A nice through trip begins at Putara Road end. Walk 7km on the Roaring Stag Track (ascent 568m) to the 12 bunk DOC hut, 4 hours. Float (if there’s enough water) or walk 3.5km down the Ruamahanga River valley to Cleft Stream, a descent of 60m. Paddle out to Mt Bruce and shuttle to retrieve your car.
Ruamahanga (II+/III) Cleft Creek to Mt Bruce
The nine km paddle down the Ruamahanga Gorge is a delightful run of sustained grade II to II+ rapids that will go to III in higher flows. The river consists of boulder gardens and pool drops with some bedrock features. There is one solid grade III halfway down the gorge which could probably be portaged. Not all rapids are able to be portaged due to the gorge being narrow. There were no logs jams on our trip, but that doesn’t guarantee one hasn’t formed since. Be careful and always have an eddy in sight before you peer round blind corners!
Once in the gorge there were no obvious exits points on the true right to the DOC walking track. But with a vigorous scramble, you could probably get up in a few places in an emergency.
The additional 3.5km float, under Highway Two at Mt Bruce has longer pools, some delightful rapids through tight meanders, before the land opens out into farmland. Here the river begins to braid and willows appear.
It is worth taking a look at WAMS to understand the land tenure. Whilst there is an unformed public road down to the river and up the valley neither coincide with the marked tracks. Accordingly, before setting out please ask the farmer in the house near the start of the walking track for exit permission.
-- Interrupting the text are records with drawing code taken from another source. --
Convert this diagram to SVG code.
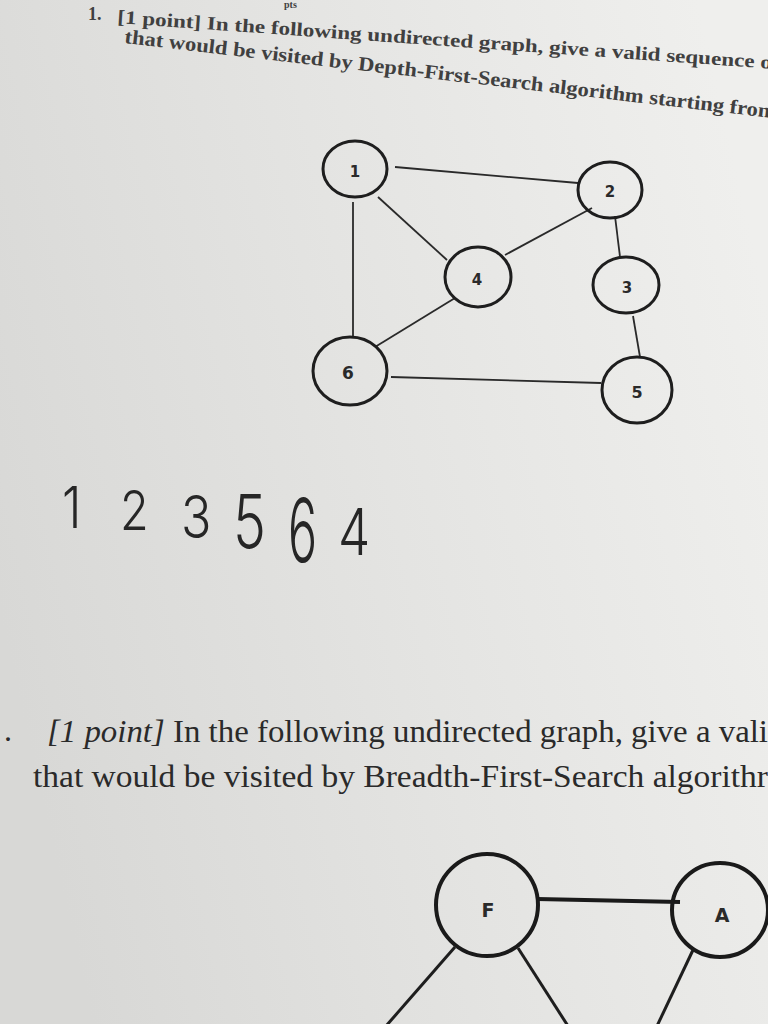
<svg xmlns="http://www.w3.org/2000/svg" width="768" height="1024" viewBox="0 0 768 1024">
<defs>
<linearGradient id="paper" x1="0" y1="0.6" x2="1" y2="0.3">
<stop offset="0" stop-color="#d8d8d6"/>
<stop offset="0.5" stop-color="#e4e4e2"/>
<stop offset="1" stop-color="#efefed"/>
</linearGradient>
<style>
.top{font-family:"Liberation Serif","Times New Roman",serif;font-weight:bold;fill:#404040}
.bot{font-family:"Liberation Serif","Times New Roman",serif;fill:#2a2a2a;font-size:32px}
.node{fill:none;stroke:#1e1e1e;stroke-width:3}
.lbl{font-family:"DejaVu Sans","Liberation Sans",sans-serif;font-weight:bold;fill:#2a2a2a;text-anchor:middle}
.edge{stroke:#2a2a2a;stroke-width:1.8;fill:none}
.hand{font-family:Inter,Roboto,Lato,"DejaVu Sans",sans-serif;font-weight:300;fill:#262626}
</style>
</defs>
<rect width="768" height="1024" fill="url(#paper)"/>

<g id="question1">
<text class="top" x="284" y="8" font-size="10">pts</text>
<text class="top" x="88" y="20" font-size="18">1.</text>
<text class="top" font-size="19" transform="translate(117,23) rotate(4)" textLength="656" lengthAdjust="spacingAndGlyphs">[1 point] In the following undirected graph, give a valid sequence o</text>
<text class="top" font-size="20" transform="translate(124,43) rotate(6.6)" textLength="650" lengthAdjust="spacingAndGlyphs">that would be visited by Depth-First-Search algorithm starting fron</text>
</g>

<g id="connectors1">
<line class="edge" x1="395" y1="167" x2="578" y2="183"/>
<line class="edge" x1="378" y1="197" x2="447" y2="260"/>
<line class="edge" x1="592" y1="208" x2="505" y2="255"/>
<line class="edge" x1="353" y1="202" x2="353" y2="336"/>
<line class="edge" x1="455" y1="298" x2="375" y2="347"/>
<line class="edge" x1="615" y1="216" x2="620" y2="257"/>
<line class="edge" x1="633" y1="316" x2="640" y2="357"/>
<line class="edge" x1="391" y1="377" x2="601" y2="383"/>
</g>

<g id="n1"><ellipse class="node" cx="355" cy="169" rx="32" ry="28"/><text class="lbl" x="355" y="177" font-size="15">1</text></g>
<g id="n2"><ellipse class="node" cx="610" cy="190" rx="32" ry="28"/><text class="lbl" x="610" y="197" font-size="15">2</text></g>
<g id="n4"><ellipse class="node" cx="478" cy="277" rx="33" ry="30"/><text class="lbl" x="477" y="285" font-size="15">4</text></g>
<g id="n3"><ellipse class="node" cx="626" cy="285" rx="33" ry="28"/><text class="lbl" x="627" y="293" font-size="15">3</text></g>
<g id="n6"><ellipse class="node" cx="350" cy="371" rx="37" ry="34"/><text class="lbl" x="348" y="379" font-size="17">6</text></g>
<g id="n5"><ellipse class="node" cx="637" cy="390" rx="35" ry="33"/><text class="lbl" x="637" y="398" font-size="16">5</text></g>

<g id="answer">
<text class="hand" transform="translate(62,528) scale(0.85,1)" font-size="58">1</text>
<text class="hand" transform="translate(120,530) scale(0.85,1)" font-size="55">2</text>
<text class="hand" transform="translate(181,538) scale(0.85,1)" font-size="59">3</text>
<text class="hand" transform="translate(233,548) scale(0.75,1)" font-size="74">5</text>
<text class="hand" transform="translate(288,562) scale(0.55,1)" font-size="88">6</text>
<text class="hand" transform="translate(338,555) scale(0.8,1)" font-size="64">4</text>
</g>

<g id="question2">
<text class="bot" x="4" y="741">.</text>
<text class="bot" x="47" y="742" textLength="721" lengthAdjust="spacingAndGlyphs"><tspan font-style="italic">[1 point]</tspan> In the following undirected graph, give a vali</text>
<text class="bot" x="33" y="787" textLength="735" lengthAdjust="spacingAndGlyphs">that would be visited by Breadth-First-Search algorithr</text>
</g>

<g id="connectors2">
<line x1="537" y1="899" x2="680" y2="902" stroke="#1a1a1a" stroke-width="4"/>
<line x1="455" y1="947" x2="386" y2="1026" stroke="#1e1e1e" stroke-width="3"/>
<line x1="518" y1="948" x2="568" y2="1026" stroke="#1e1e1e" stroke-width="3"/>
<line x1="693" y1="950" x2="657" y2="1026" stroke="#1e1e1e" stroke-width="3"/>
</g>

<g id="nF"><circle cx="487" cy="905" r="51" fill="none" stroke="#1a1a1a" stroke-width="4"/><text class="lbl" x="488" y="917" font-size="19">F</text></g>
<g id="nA"><ellipse cx="720" cy="910" rx="48" ry="47" fill="none" stroke="#1a1a1a" stroke-width="4"/><text class="lbl" x="722" y="922" font-size="19">A</text></g>
</svg>
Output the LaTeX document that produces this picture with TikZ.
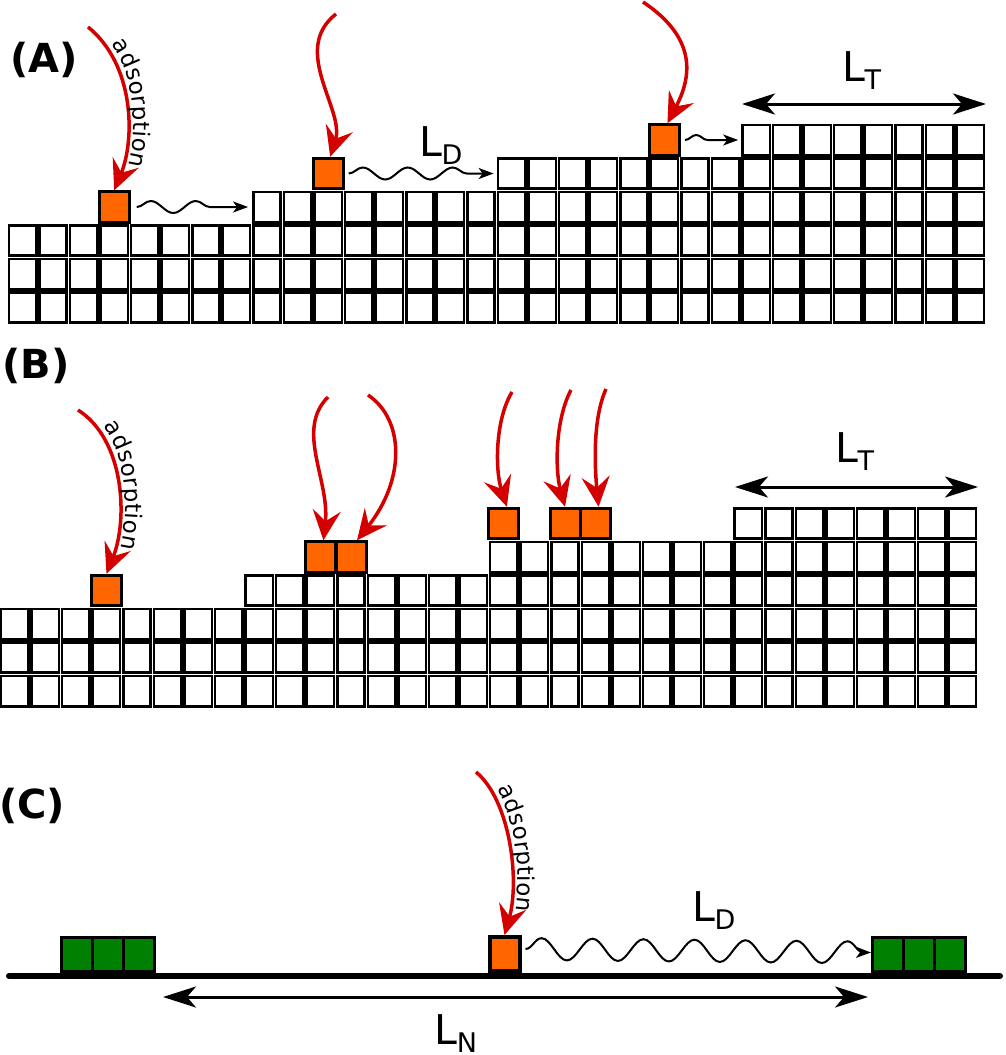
\documentclass[tikz,border=0pt]{standalone}
\usepackage{fontspec}
\setmainfont{DejaVu Sans}
\usepackage{tikz}
\usetikzlibrary{arrows.meta}
\usetikzlibrary{decorations.pathmorphing}
\usetikzlibrary{decorations.text}
\definecolor{adatom}{RGB}{255,102,0}
\definecolor{flux}{RGB}{212,0,0}
\definecolor{island}{RGB}{0,128,0}
\newcommand{\adsfont}{\fontsize{23}{23}\selectfont}
\newcommand{\Lsub}[1]{L\kern-1pt\raisebox{-8pt}{\fontsize{27}{27}\selectfont #1}}
\tikzset{
  cell_w/.style = {rectangle, draw=black, fill=white, line width=2.6pt,
    inner sep=0pt, minimum width=27.4pt, minimum height=30.4pt},% atome de surface
  cell_o/.style = {cell_w, fill=adatom, line width=3pt,
    minimum width=30pt, minimum height=30.5pt},% adatome
  cell_g/.style = {cell_w, fill=island, line width=3pt,
    minimum width=31pt, minimum height=34pt},% germe
  adsorb/.style = {draw=flux, line width=3.5pt,
    -{Stealth[length=30pt,width=28pt,inset=11pt]}},
  ads_txt/.style = {decorate, decoration={text along path,
    text={|\adsfont|adsorption}, text align=center, raise=6pt}},
  hop/.style = {line width=2pt, -{Stealth[length=15pt,width=11pt,inset=4pt]},
    decorate, decoration={snake, amplitude=6pt, segment length=45pt,
    post length=20pt}},% diffusion
  span/.style = {line width=3pt,
    {Stealth[length=33pt,width=21pt,inset=9pt]}-{Stealth[length=33pt,width=21pt,inset=9pt]}},
  substrate/.style = {line width=6pt, line cap=round},
  lbl_panel/.style = {font=\bfseries\fontsize{40}{40}\selectfont, inner sep=0pt},
  lbl_len/.style = {font=\fontsize{41}{41}\selectfont, inner sep=0pt}
}

\begin{document}
\begin{tikzpicture}[x=1pt, y=-1pt]
\useasboundingbox (0,0) rectangle (1005,1055);

% (A) step flow
\node[lbl_panel] (lbl_a) at (44,60) {(A)};
\begin{scope}[shift={(22.5,307.5)}, x=30.57pt, y=33.5pt]
  \foreach \c in {0,...,31} {
    \pgfmathtruncatemacro{\hmax}{2+floor(\c/8)}
    \foreach \r in {0,...,\hmax}
      \node[cell_w] (a-\c-\r) at (\c,\r) {};
  }
  \node[cell_o] (oa1) at (3,3) {};
  \node[cell_o] (oa2) at (10,4) {};
  \node[cell_o] (oa3) at (21,5) {};
\end{scope}
\coordinate (fa1) at (88,27);
\coordinate (fa2) at (336,14);
\coordinate (fa3) at (643,2);
\draw[adsorb] (fa1) .. controls (135,65) and (135,140) .. (oa1.north);
\path[ads_txt] (fa1) .. controls (135,65) and (135,140) .. (oa1.north);
\draw[adsorb] (fa2) .. controls (290,50) and (345,110) .. ([xshift=2pt]oa2.north);
\draw[adsorb] (fa3) .. controls (700,40) and (690,80) .. ([xshift=3pt]oa3.north);
\draw[hop] ([xshift=6pt]oa1.east) -- ([xshift=-4pt]a-8-3.west);
\draw[hop] ([xshift=4pt]oa2.east) -- ([xshift=-3pt]a-16-4.west);
\draw[hop, decoration={segment length=36pt, amplitude=5pt, post length=14pt}]
  ([xshift=4pt]oa3.east) -- ([xshift=-3pt]a-24-5.west);
\node[lbl_len] (ld_a) at (441,146) {\Lsub{D}};
\node[lbl_len] (lt_a) at (862,71) {\Lsub{T}};
\coordinate (lta_l) at (742,104);
\coordinate (lta_r) at (986,104);
\draw[span] (lta_l) -- (lta_r);

% (B) nucleation on terraces
\node[lbl_panel] (lbl_b) at (36,366) {(B)};
\begin{scope}[shift={(14.75,691)}, x=30.57pt, y=33.5pt]
  \foreach \c in {0,...,31} {
    \pgfmathtruncatemacro{\hmax}{2+floor(\c/8)}
    \foreach \r in {0,...,\hmax}
      \node[cell_w] (b-\c-\r) at (\c,\r) {};
  }
  \node[cell_o] (ob1) at (3,3) {};
  \node[cell_o] (ob2) at (10,4) {};
  \node[cell_o] (ob3) at (11,4) {};
  \node[cell_o] (ob4) at (16,5) {};
  \node[cell_o] (ob5) at (18,5) {};
  \node[cell_o] (ob6) at (19,5) {};
\end{scope}
\coordinate (fb1) at (78,410);
\coordinate (fb2) at (328,397);
\coordinate (fb3) at (368,395);
\coordinate (fb4) at (512,392);
\coordinate (fb5) at (571,390);
\coordinate (fb6) at (606,389);
\draw[adsorb] (fb1) .. controls (125,440) and (128,520) .. (ob1.north);
\path[ads_txt] (fb1) .. controls (125,440) and (128,520) .. (ob1.north);
\draw[adsorb] (fb2) .. controls (295,430) and (330,480) .. ([xshift=3pt]ob2.north);
\draw[adsorb] (fb3) .. controls (405,420) and (405,480) .. ([xshift=6pt]ob3.north);
\draw[adsorb] (fb4) .. controls (495,420) and (495,470) .. ([xshift=3pt]ob4.north);
\draw[adsorb] (fb5) .. controls (555,420) and (555,470) .. (ob5.north);
\draw[adsorb] (fb6) .. controls (592,420) and (595,470) .. ([xshift=3pt]ob6.north);
\node[lbl_len] (lt_b) at (855,452) {\Lsub{T}};
\coordinate (ltb_l) at (735,487);
\coordinate (ltb_r) at (978,487);
\draw[span] (ltb_l) -- (ltb_r);

% (C) one-dimensional picture
\node[lbl_panel] (lbl_c) at (32,806) {(C)};
\coordinate (sub_l) at (9,976);
\coordinate (sub_r) at (1000,976);
\draw[substrate] (sub_l) -- (sub_r);
\foreach \i/\x in {1/77, 2/108, 3/139}
  \node[cell_g] (gl\i) at (\x,954.5) {};
\foreach \i/\x in {1/888, 2/919, 3/950}
  \node[cell_g] (gr\i) at (\x,954.5) {};
\node[cell_o, line width=4pt, minimum height=34pt] (oc) at (504.5,954) {};
\coordinate (fc) at (476,772);
\draw[adsorb] (fc) .. controls (510,800) and (520,880) .. (oc.north);
\path[ads_txt] (fc) .. controls (510,800) and (520,880) .. (oc.north);
\draw[hop, decoration={amplitude=11pt, segment length=51pt, post length=6pt}]
  ([xshift=4pt,yshift=5pt]oc.east) -- ([yshift=2pt]gr1.west);
\node[lbl_len] (ld_c) at (714,911) {\Lsub{D}};
\coordinate (ln_l) at (163,997);
\coordinate (ln_r) at (868,997);
\draw[span] (ln_l) -- (ln_r);
\node[lbl_len] (ln_c) at (456,1034) {\Lsub{N}};
\end{tikzpicture}
\end{document}
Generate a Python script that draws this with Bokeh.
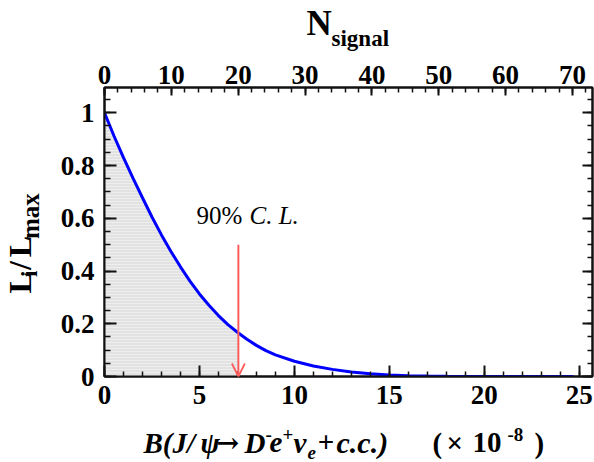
import math
from bokeh.plotting import figure
from bokeh.layouts import column, row
from bokeh.models import (Range1d, LinearAxis, Label, Arrow, OpenHead,
                          SingleIntervalTicker, CustomJSTickFormatter)
from bokeh.embed import file_html
from bokeh.resources import INLINE

# ---- data ----
B_values = [0, 0.5, 1, 1.5, 2, 2.5, 3, 3.5, 4, 4.5, 5, 5.5, 6, 6.5, 7.05,
            7.5, 8, 8.5, 9, 10, 11, 12, 13, 14, 15, 16, 17, 18, 20, 22, 24.7]
L_ratio = [1.0, 0.912, 0.830, 0.752, 0.678, 0.605, 0.537, 0.474, 0.416, 0.362,
           0.313, 0.270, 0.231, 0.197, 0.165, 0.141, 0.118, 0.098, 0.082, 0.058,
           0.040, 0.027, 0.017, 0.010, 0.006, 0.003, 0.0015, 0.0008, 0.0002, 0.0, 0.0]
upper_limit = 7.05          # 90% C.L. position (x10^-8)
arrow_top = 0.5
x_max = 25.7
y_max = 1.096
n_max = 73.0

# ---- geometry (canvas px) ----
W, H = 594, 462
TOP_H = 52            # strip with the N_signal title
BOT_Y = 418           # strip with the x title starts here
LEFT_W = 52           # strip with the y title
FL, FR, FT, FB = 104, 592, 87, 376   # plot frame edges on the canvas
MID = 0.34            # baseline offset of a "middle" anchored text, in em

MAIN_W = W - LEFT_W
MAIN_H = BOT_Y - TOP_H

def dx(px):
    return (px - FL) / (FR - FL) * x_max

def dy(py):
    return (FB - py) / (FB - FT) * y_max

p = figure(width=MAIN_W, height=MAIN_H, x_range=Range1d(0, x_max), y_range=Range1d(0, y_max),
           output_backend="svg", toolbar_location=None,
           min_border_left=FL - LEFT_W, min_border_right=W - FR,
           min_border_top=FT - TOP_H, min_border_bottom=BOT_Y - FB)
p.xgrid.visible = False
p.ygrid.visible = False
p.outline_line_color = "#111111"
p.outline_line_width = 2
p.border_fill_color = "white"
p.extra_x_ranges = {"n": Range1d(0, n_max)}

def style_axis(ax, maj_in=11, min_in=5):
    ax.major_tick_in = maj_in
    ax.major_tick_out = 0
    ax.minor_tick_in = min_in
    ax.minor_tick_out = 0
    ax.axis_line_color = "#111111"
    ax.axis_line_width = 2
    ax.major_tick_line_color = "#111111"
    ax.major_tick_line_width = 2
    ax.minor_tick_line_color = "#111111"
    ax.minor_tick_line_width = 1.5
    ax.major_label_text_font = "Liberation Serif"
    ax.major_label_text_font_style = "bold"
    ax.major_label_text_font_size = "27px"
    ax.major_label_text_color = "black"

xa = p.xaxis[0]
xa.ticker = SingleIntervalTicker(interval=5, num_minor_ticks=5)
style_axis(xa)
xa.major_label_standoff = 9

ya = p.yaxis[0]
ya.ticker = SingleIntervalTicker(interval=0.2, num_minor_ticks=4)
ya.formatter = CustomJSTickFormatter(code="""
    if (Math.abs(tick) < 1e-9) return "0";
    if (Math.abs(tick - 1) < 1e-9) return "1";
    return tick.toFixed(1);
""")
style_axis(ya, 12, 6)
ya.major_label_standoff = 10

top = LinearAxis(x_range_name="n", ticker=SingleIntervalTicker(interval=10, num_minor_ticks=5))
style_axis(top, 8, 5)
top.major_label_standoff = 4
p.add_layout(top, "above")

right = LinearAxis(ticker=SingleIntervalTicker(interval=0.2, num_minor_ticks=4),
                   formatter=CustomJSTickFormatter(code="return '';"))
style_axis(right, 10, 5)
right.major_label_standoff = 0
p.add_layout(right, "right")

# ---- shaded region and curve ----
shade_x = [b for b in B_values if b <= upper_limit]
shade_y = L_ratio[:len(shade_x)]
p.varea(x=shade_x, y1=[0] * len(shade_x), y2=shade_y, fill_color="#e2e2e2",
        hatch_pattern="horizontal_line", hatch_color="white", hatch_alpha=0.4,
        hatch_scale=3, hatch_weight=1)
p.line(B_values, L_ratio, line_color="#0000ff", line_width=3)

# ---- arrow ----
p.add_layout(Arrow(end=OpenHead(size=13, line_color="#ff5c5c", line_width=1.8),
                   x_start=upper_limit, y_start=arrow_top, x_end=upper_limit, y_end=0,
                   line_color="#ff5c5c", line_width=2))

def cl_label(text, px, py, size, style):
    p.add_layout(Label(x=dx(px), y=dy(py - MID * size), text=text, text_font="Liberation Serif",
                       text_font_size=f"{size}px", text_font_style=style, text_color="black",
                       text_align="left", text_baseline="middle"))

cl_label("90% ", 196, 223, 25, "normal")
cl_label("C. L.", 249, 223, 25, "italic")

# ---- strips holding the axis titles (text drawn inside their own frames) ----
def strip(w, h):
    f = figure(width=w, height=h, x_range=Range1d(0, w), y_range=Range1d(0, h),
               output_backend="svg", toolbar_location=None, min_border=0,
               x_axis_type=None, y_axis_type=None)
    f.outline_line_color = None
    f.border_fill_color = "white"
    f.background_fill_color = "white"
    return f

def put(f, x0, y0, text, px, py, size, style="bold", rotated=False, font="Liberation Serif"):
    h = f.height
    if rotated:
        ax, ay, angle = px - MID * size - 4, py + 15, math.pi / 2
    else:
        ax, ay, angle = px, py - MID * size, 0.0
    f.add_layout(Label(x=ax - x0, y=h - (ay - y0), text=text, text_font=font,
                       text_font_size=f"{size}px", text_font_style=style,
                       text_color="black", text_align="left",
                       text_baseline="middle", angle=angle))

top_strip = strip(W, TOP_H)
put(top_strip, 0, 0, "N", 306, 35, 35)
put(top_strip, 0, 0, "signal", 331, 46, 23)

left_strip = strip(LEFT_W, MAIN_H)
put(left_strip, 0, TOP_H, "L", 34, 298, 32, rotated=True)
put(left_strip, 0, TOP_H, "i", 41, 277, 23, rotated=True)
put(left_strip, 0, TOP_H, "/", 34, 268, 32, rotated=True)
put(left_strip, 0, TOP_H, "L", 34, 252, 32, rotated=True)
put(left_strip, 0, TOP_H, "max", 42, 229, 25, rotated=True)

bot_strip = strip(W, H - BOT_Y)
bi = "bold italic"
xt = [("B(J/", 143, 452, 29, bi), ("\u03c8", 200, 452, 29, bi),
      ("-", 265, 440, 19, "bold"), ("D", 244, 452, 29, bi), ("e", 269, 452, 29, bi),
      ("+", 282, 440, 19, "bold"), ("\u03bd", 293, 452, 29, bi),
      ("e", 307, 458, 19, bi), ("+", 317, 452, 29, bi),
      ("c.c.)", 336, 452, 30, bi),
      ("(", 432, 452, 29, "bold"), ("\u00d7", 446, 452, 29, "bold"),
      ("10", 472, 452, 29, "bold"), ("-8", 507, 440, 19, "bold"),
      (")", 534, 452, 29, "bold")]
for t, px, py, s, st in xt:
    put(bot_strip, 0, BOT_Y, t, px, py, s, st)
put(bot_strip, 0, BOT_Y, "\u2192", 216, 451, 27, "bold", font="DejaVu Serif")

layout = column(top_strip, row(left_strip, p, spacing=0), bot_strip, spacing=0)
open("out.html", "w").write(file_html(layout, INLINE))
There is an arrangement with DOC for the walking access up the valley. There is no take out at Mt Bruce Bridge on Highway two as the river is deeply incised in a narrow gorge beneath the bridge.
It is possible to continue on down the river through a scenic gorge but the water is only Class I to II and after 5km the river becomes braided. This exit is also on private land, please ask the farmer at the house before you put in to enable you to exit from this take out. A 4km walk/hitch is required to get back to your vehicle through farm tracks and along the verge of State Highway Two. This is the last take out point on the western side of the river for many km’s (near State Highway Two) as the Ruamahanga River enters another gorge through farmland.
Below about 5m3 this river is a popular tubing trip but being contained in a gorge a packraft will scratch through at these low flows. Like many of these Tararua gorges the grade will change with flow. At just under 8m3, the flow in the pictures was perfect for Class II to II+ with one Class III. There is a large catchment above the gorge and limited options for exit so don’t enter it if heavy rain is forecast. It rises and falls quickly. This means it can take a bit of planning to get the flow in the sweet spot.